Parce que, quand même,  l’armée israélienne n’est pas réputée pour ses cours de cuisine, de viennoiserie ou de boulangerie et qu’on y apprend de bien vilaines choses, comme chez les jihadistes. Choses dont mon copain Arnaud, studieux comme il est, a dû faire son profit !

Vous pouvez passer ma lettre dans le blog. Je signe et vous fais la photocopie de ma carte d’identité au cas où… et je vous embrasse.

Signé : Mohand B…
PS : Ménie, il n’y a pas à proprement parler de frontière palestino-israélienne pour des raisons que je vous laisse deviner. Non, non… ce n’est pas le vent qui les dérange.

Réponse de Ménie du 24 février 2014 :

 Cher Mohand. Que voulez-vous que je vous dise ? Même Gilles, ne veut pas polémiquer pour éviter tout dérapage antisémite de la moitié sémite arabe sur l’autre moitié sémite juive. Ou réciproquement ?
Cela ne veut rien dire ? Comme le racisme qui n’a ni queue ni tête.

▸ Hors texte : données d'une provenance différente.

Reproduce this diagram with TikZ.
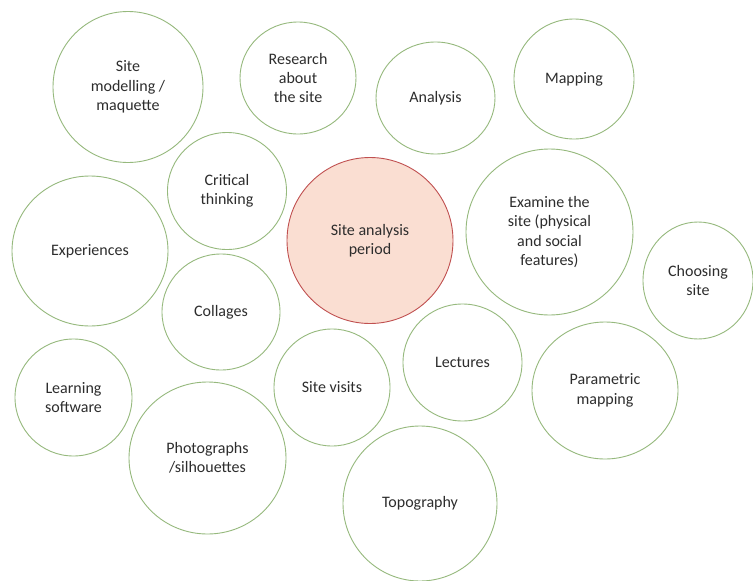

(Ndlr ce 26 février 2014. 11h38: certains ont cru reconnaître un célèbre Arnaud K., avocat lui-aussi. Que tous se rassurent, ce n'est pas lui, enfin on espère).

Dernières nouvelles. Le mardi 25 février 2015, nouvelle lettre manuscrite de Mohand B... qui confirme qu'Arnaud Karsfeld n'est pas le parrain de son aînée, ni son copain. Et donc, il s'agirait dans son histoire d'un autre Arnaud K... Dont acte.